THE EXERCISE
Leave the pictures out and print every record below exactly as it stands.

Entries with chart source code
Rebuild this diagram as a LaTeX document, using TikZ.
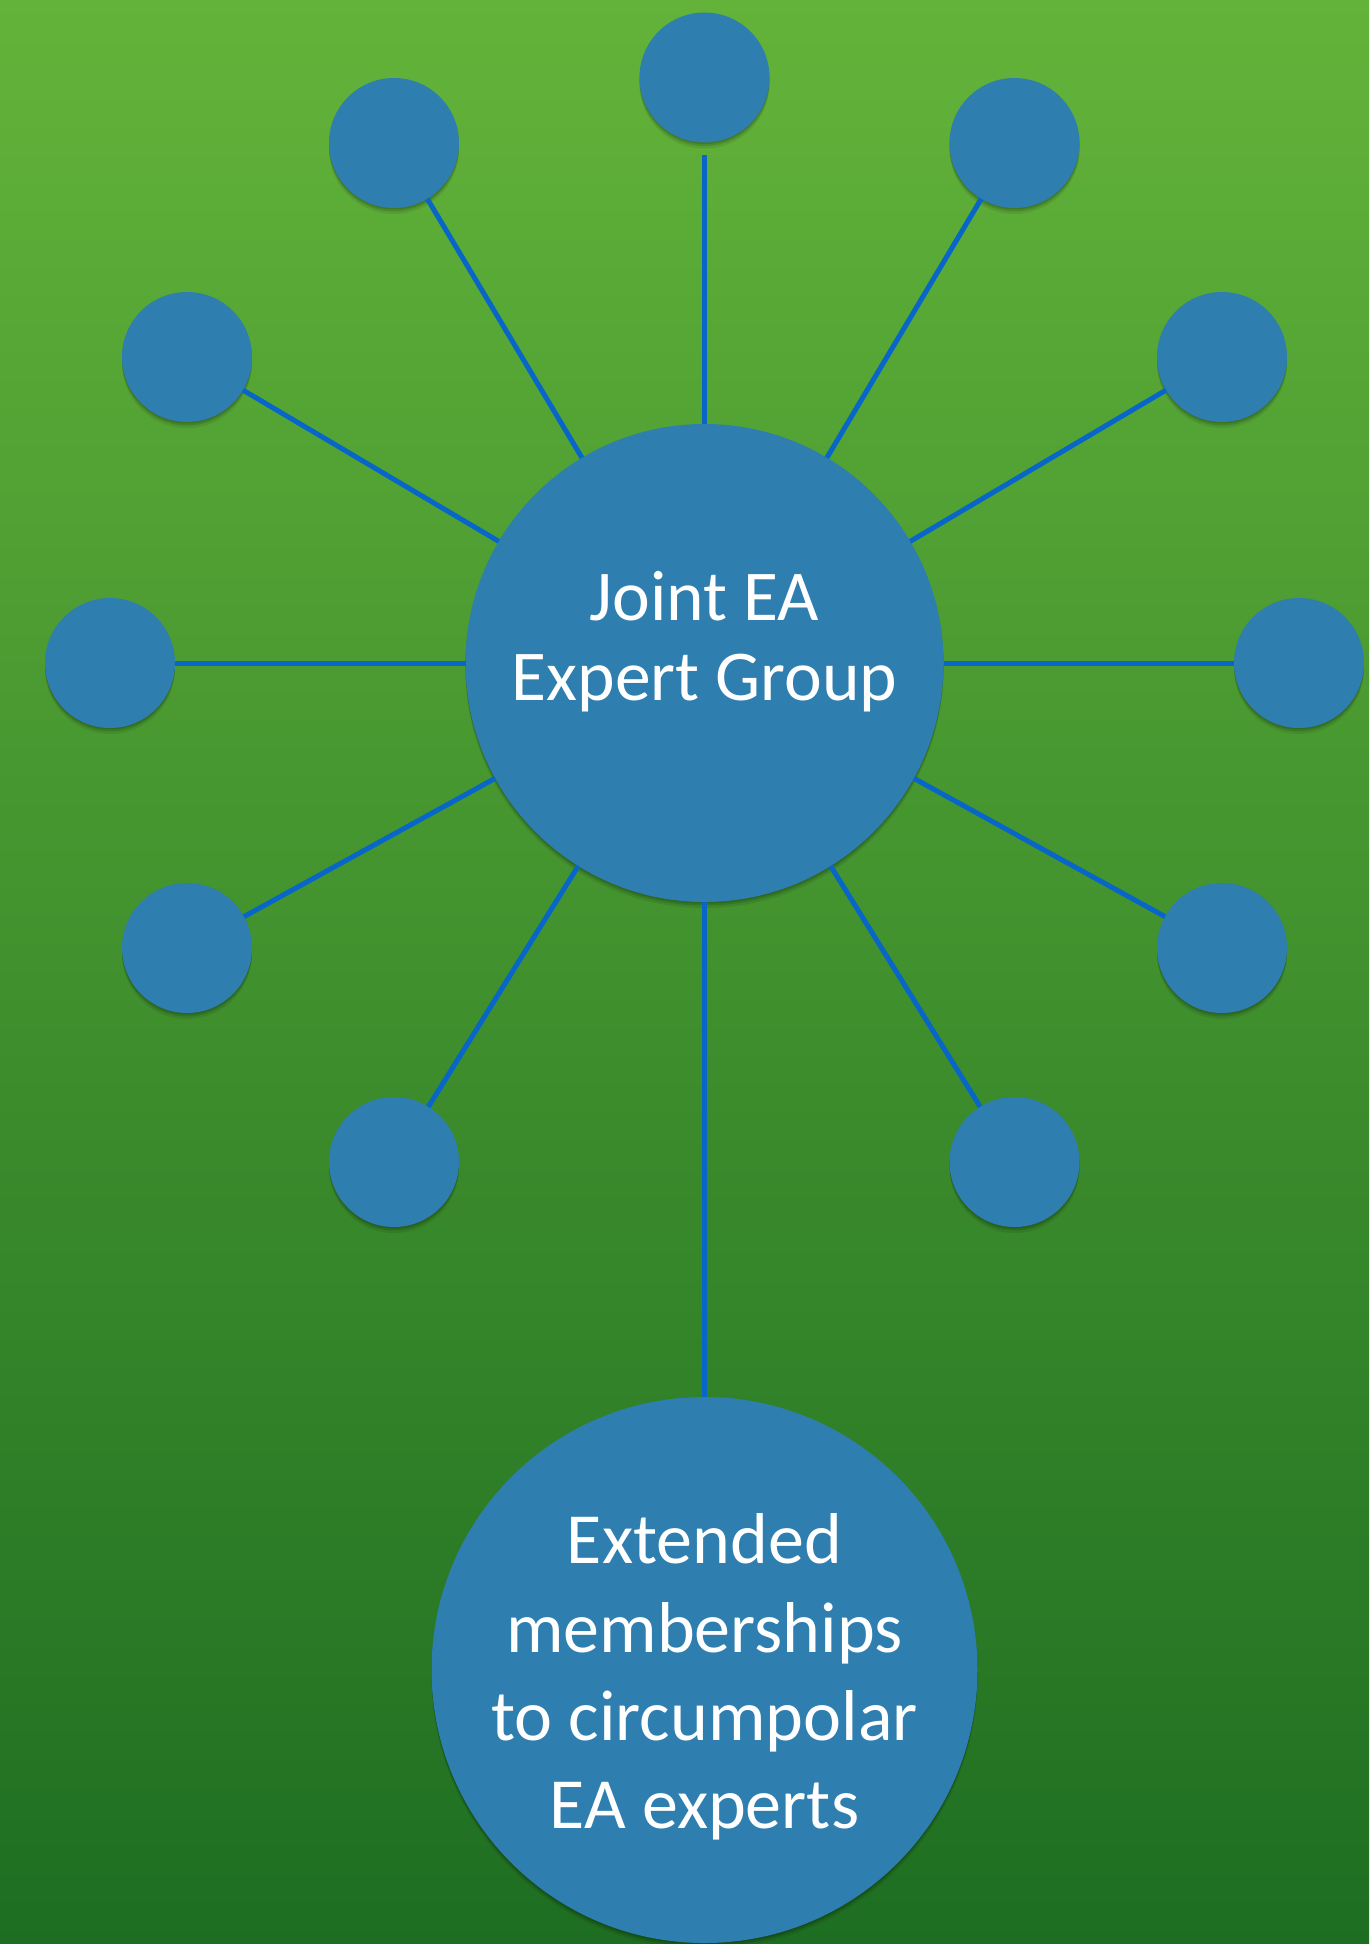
\documentclass[tikz,border=0pt]{standalone}
\usepackage{fontspec}
\setmainfont{Carlito}
\usetikzlibrary{shadows}
\definecolor{bgtop}{RGB}{99,179,58}
\definecolor{bgbot}{RGB}{30,110,34}
\definecolor{cblue}{RGB}{46,126,176}
\definecolor{lblue}{RGB}{8,102,200}
\tikzset{
  circ/.style={circle, fill=cblue, inner sep=0pt, outer sep=0pt,
    general shadow={fill=black, opacity=.08, shadow yshift=-6pt},
    general shadow={fill=black, opacity=.12, shadow yshift=-3.5pt},
    general shadow={fill=black, opacity=.12, shadow yshift=-1.5pt}},
  small/.style={circ, minimum size=130pt},
  conn/.style={draw=lblue, line width=5pt},
  ctxt/.style={text=white, anchor=base, inner sep=0pt, font=\fontsize{71.5}{80}\selectfont},
  btxt/.style={text=white, anchor=base, inner sep=0pt, font=\fontsize{72}{88}\selectfont}
}
\begin{document}
\begin{tikzpicture}[x=1pt,y=-1pt]
\shade[top color=bgtop, bottom color=bgbot] (0,0) rectangle (1369,1944);
\useasboundingbox (0,0) rectangle (1369,1944);
% central and bottom circles
\node[circ, minimum size=478pt] (c) at (704.5,663) {};
\node[circ, minimum size=546pt] (b) at (704.5,1670) {};
% small circles
\node[small] (s90)  at (704.5,77.5) {};
\node[small] (s120) at (394,143) {};
\node[small] (s60)  at (1014.5,143) {};
\node[small] (s150) at (187,357) {};
\node[small] (s30)  at (1222,357) {};
\node[small] (s180) at (110,663) {};
\node[small] (s0)   at (1299,663) {};
\node[small] (s210) at (187,948) {};
\node[small] (s330) at (1222,948) {};
\node[small] (s240) at (394,1162) {};
\node[small] (s300) at (1014.5,1162) {};
% connectors
\draw[conn, shorten >=12pt] (c) -- (s90);
\foreach \n in {s120,s60,s150,s30,s180,s0,s210,s330,s240,s300}
  \draw[conn] (c) -- (\n);
\draw[conn] (c) -- (b);
% texts
\node[ctxt] (t1) at (704.5,620) {Joint EA};
\node[ctxt] (t2) at (704.5,700) {Expert Group};
\node[btxt] (b1) at (704.5,1563) {Extended};
\node[btxt] (b2) at (704.5,1652) {memberships};
\node[btxt] (b3) at (704.5,1740) {to circumpolar};
\node[btxt] (b4) at (704.5,1828) {EA experts};
\end{tikzpicture}
\end{document}
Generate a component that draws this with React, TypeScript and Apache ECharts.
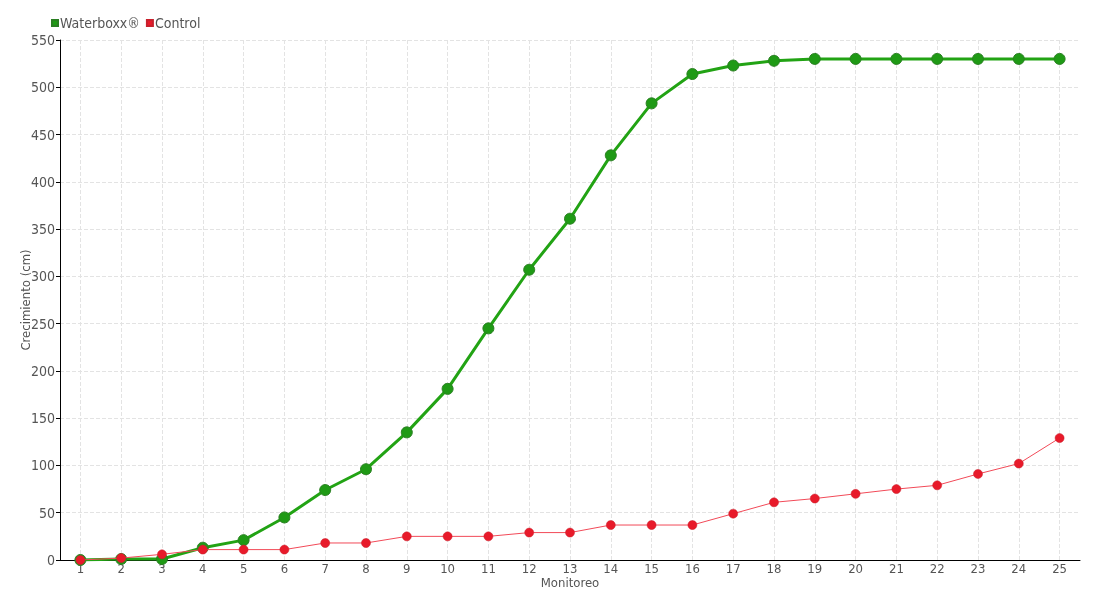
import React, { useEffect, useRef } from "react";
import * as echarts from "echarts";

const categories = ["1","2","3","4","5","6","7","8","9","10","11","12","13","14","15","16","17","18","19","20","21","22","23","24","25"];
const waterboxx = [0, 1, 1, 13, 21, 45, 74, 96, 135, 181, 245, 307, 361, 428, 483, 514, 523, 528, 530, 530, 530, 530, 530, 530, 530];
const control = [0, 2, 6, 11, 11, 11, 18, 18, 25, 25, 25, 29, 29, 37, 37, 37, 49, 61, 65, 70, 75, 79, 91, 102, 129];

const FONT = "'DejaVu Sans Condensed', 'Liberation Sans Narrow', sans-serif";

export default function App() {
  const ref = useRef<HTMLDivElement>(null);
  useEffect(() => {
    const chart = echarts.init(ref.current!, null, { renderer: "svg" });
    chart.setOption({
      animation: false,
      textStyle: { fontFamily: FONT },
      legend: {
        left: 46,
        top: 11,
        itemWidth: 6,
        itemHeight: 6,
        itemGap: 6,
        icon: "rect",
        textStyle: { fontFamily: FONT, fontSize: 14, color: "#555", padding: [0, 0, 0, -3] },
        data: ["Waterboxx®", "Control"],
      },
      grid: { left: 60, right: 20, top: 40, bottom: 40 },
      xAxis: {
        type: "category",
        data: categories,
        boundaryGap: true,
        name: "Monitoreo",
        nameLocation: "middle",
        nameGap: 16,
        nameMoveOverlap: false,
        nameTextStyle: { fontFamily: FONT, fontSize: 13, color: "#555" },
        axisLine: { lineStyle: { color: "#000", width: 1 } },
        axisTick: { alignWithLabel: true, length: 4, lineStyle: { color: "#000" } },
        axisLabel: { fontFamily: FONT, fontSize: 13, color: "#555", margin: 2 },
        splitLine: { show: false },
      },
      yAxis: {
        type: "value",
        min: 0,
        max: 550,
        interval: 50,
        name: "Crecimiento (cm)",
        nameLocation: "middle",
        nameGap: 28,
        nameMoveOverlap: false,
        nameTextStyle: { fontFamily: FONT, fontSize: 13, color: "#555" },
        axisLine: { show: true, lineStyle: { color: "#000", width: 1 } },
        axisTick: { show: true, length: 4, lineStyle: { color: "#000" } },
        axisLabel: { fontFamily: FONT, fontSize: 14, color: "#555", margin: 5 },
        splitLine: { show: true, lineStyle: { type: "dashed", color: "#e3e3e3" } },
      },
      series: [
        {
          name: "grid",
          type: "line",
          data: [],
          silent: true,
          z: 0,
          markLine: {
            silent: true,
            z: 0,
            symbol: "none",
            label: { show: false },
            emphasis: { disabled: true },
            lineStyle: { type: "dashed", color: "#e3e3e3", width: 1 },
            data: categories.map((c) => ({ xAxis: c })),
          },
        },
        {
          name: "Waterboxx®",
          type: "line",
          data: waterboxx,
          color: "#1f9e12",
          symbol: "circle",
          symbolSize: 11,
          lineStyle: { width: 3, color: "#22a314" },
          itemStyle: { color: "#1f9a15", borderColor: "#2a7f22", borderWidth: 1 },
          z: 2,
        },
        {
          name: "Control",
          type: "line",
          data: control,
          color: "#ee1c2e",
          symbol: "circle",
          symbolSize: 9,
          lineStyle: { width: 1, color: "#f24a58" },
          itemStyle: { color: "#e81a2a", borderColor: "#c8202c", borderWidth: 0.5 },
          z: 3,
        },
      ],
    });
    return () => chart.dispose();
  }, []);
  return <div ref={ref} style={{ position: "fixed", left: 0, top: 0, width: 1100, height: 600 }} />;
}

SOLVED EXERCISE
Rebuild this diagram as a LaTeX document, using TikZ.
\documentclass[tikz,border=0pt]{standalone}
\usepackage{fontspec}
\setmainfont{Carlito}
\usetikzlibrary{shadows}
\definecolor{bgtop}{RGB}{99,179,58}
\definecolor{bgbot}{RGB}{30,110,34}
\definecolor{cblue}{RGB}{46,126,176}
\definecolor{lblue}{RGB}{8,102,200}
\tikzset{
  circ/.style={circle, fill=cblue, inner sep=0pt, outer sep=0pt,
    general shadow={fill=black, opacity=.08, shadow yshift=-6pt},
    general shadow={fill=black, opacity=.12, shadow yshift=-3.5pt},
    general shadow={fill=black, opacity=.12, shadow yshift=-1.5pt}},
  small/.style={circ, minimum size=130pt},
  conn/.style={draw=lblue, line width=5pt},
  ctxt/.style={text=white, anchor=base, inner sep=0pt, font=\fontsize{71.5}{80}\selectfont},
  btxt/.style={text=white, anchor=base, inner sep=0pt, font=\fontsize{72}{88}\selectfont}
}
\begin{document}
\begin{tikzpicture}[x=1pt,y=-1pt]
\shade[top color=bgtop, bottom color=bgbot] (0,0) rectangle (1369,1944);
\useasboundingbox (0,0) rectangle (1369,1944);
% central and bottom circles
\node[circ, minimum size=478pt] (c) at (704.5,663) {};
\node[circ, minimum size=546pt] (b) at (704.5,1670) {};
% small circles
\node[small] (s90)  at (704.5,77.5) {};
\node[small] (s120) at (394,143) {};
\node[small] (s60)  at (1014.5,143) {};
\node[small] (s150) at (187,357) {};
\node[small] (s30)  at (1222,357) {};
\node[small] (s180) at (110,663) {};
\node[small] (s0)   at (1299,663) {};
\node[small] (s210) at (187,948) {};
\node[small] (s330) at (1222,948) {};
\node[small] (s240) at (394,1162) {};
\node[small] (s300) at (1014.5,1162) {};
% connectors
\draw[conn, shorten >=12pt] (c) -- (s90);
\foreach \n in {s120,s60,s150,s30,s180,s0,s210,s330,s240,s300}
  \draw[conn] (c) -- (\n);
\draw[conn] (c) -- (b);
% texts
\node[ctxt] (t1) at (704.5,620) {Joint EA};
\node[ctxt] (t2) at (704.5,700) {Expert Group};
\node[btxt] (b1) at (704.5,1563) {Extended};
\node[btxt] (b2) at (704.5,1652) {memberships};
\node[btxt] (b3) at (704.5,1740) {to circumpolar};
\node[btxt] (b4) at (704.5,1828) {EA experts};
\end{tikzpicture}
\end{document}
Generate a component that draws this with React, TypeScript and Apache ECharts.
import React, { useEffect, useRef } from "react";
import * as echarts from "echarts";

const categories = ["1","2","3","4","5","6","7","8","9","10","11","12","13","14","15","16","17","18","19","20","21","22","23","24","25"];
const waterboxx = [0, 1, 1, 13, 21, 45, 74, 96, 135, 181, 245, 307, 361, 428, 483, 514, 523, 528, 530, 530, 530, 530, 530, 530, 530];
const control = [0, 2, 6, 11, 11, 11, 18, 18, 25, 25, 25, 29, 29, 37, 37, 37, 49, 61, 65, 70, 75, 79, 91, 102, 129];

const FONT = "'DejaVu Sans Condensed', 'Liberation Sans Narrow', sans-serif";

export default function App() {
  const ref = useRef<HTMLDivElement>(null);
  useEffect(() => {
    const chart = echarts.init(ref.current!, null, { renderer: "svg" });
    chart.setOption({
      animation: false,
      textStyle: { fontFamily: FONT },
      legend: {
        left: 46,
        top: 11,
        itemWidth: 6,
        itemHeight: 6,
        itemGap: 6,
        icon: "rect",
        textStyle: { fontFamily: FONT, fontSize: 14, color: "#555", padding: [0, 0, 0, -3] },
        data: ["Waterboxx®", "Control"],
      },
      grid: { left: 60, right: 20, top: 40, bottom: 40 },
      xAxis: {
        type: "category",
        data: categories,
        boundaryGap: true,
        name: "Monitoreo",
        nameLocation: "middle",
        nameGap: 16,
        nameMoveOverlap: false,
        nameTextStyle: { fontFamily: FONT, fontSize: 13, color: "#555" },
        axisLine: { lineStyle: { color: "#000", width: 1 } },
        axisTick: { alignWithLabel: true, length: 4, lineStyle: { color: "#000" } },
        axisLabel: { fontFamily: FONT, fontSize: 13, color: "#555", margin: 2 },
        splitLine: { show: false },
      },
      yAxis: {
        type: "value",
        min: 0,
        max: 550,
        interval: 50,
        name: "Crecimiento (cm)",
        nameLocation: "middle",
        nameGap: 28,
        nameMoveOverlap: false,
        nameTextStyle: { fontFamily: FONT, fontSize: 13, color: "#555" },
        axisLine: { show: true, lineStyle: { color: "#000", width: 1 } },
        axisTick: { show: true, length: 4, lineStyle: { color: "#000" } },
        axisLabel: { fontFamily: FONT, fontSize: 14, color: "#555", margin: 5 },
        splitLine: { show: true, lineStyle: { type: "dashed", color: "#e3e3e3" } },
      },
      series: [
        {
          name: "grid",
          type: "line",
          data: [],
          silent: true,
          z: 0,
          markLine: {
            silent: true,
            z: 0,
            symbol: "none",
            label: { show: false },
            emphasis: { disabled: true },
            lineStyle: { type: "dashed", color: "#e3e3e3", width: 1 },
            data: categories.map((c) => ({ xAxis: c })),
          },
        },
        {
          name: "Waterboxx®",
          type: "line",
          data: waterboxx,
          color: "#1f9e12",
          symbol: "circle",
          symbolSize: 11,
          lineStyle: { width: 3, color: "#22a314" },
          itemStyle: { color: "#1f9a15", borderColor: "#2a7f22", borderWidth: 1 },
          z: 2,
        },
        {
          name: "Control",
          type: "line",
          data: control,
          color: "#ee1c2e",
          symbol: "circle",
          symbolSize: 9,
          lineStyle: { width: 1, color: "#f24a58" },
          itemStyle: { color: "#e81a2a", borderColor: "#c8202c", borderWidth: 0.5 },
          z: 3,
        },
      ],
    });
    return () => chart.dispose();
  }, []);
  return <div ref={ref} style={{ position: "fixed", left: 0, top: 0, width: 1100, height: 600 }} />;
}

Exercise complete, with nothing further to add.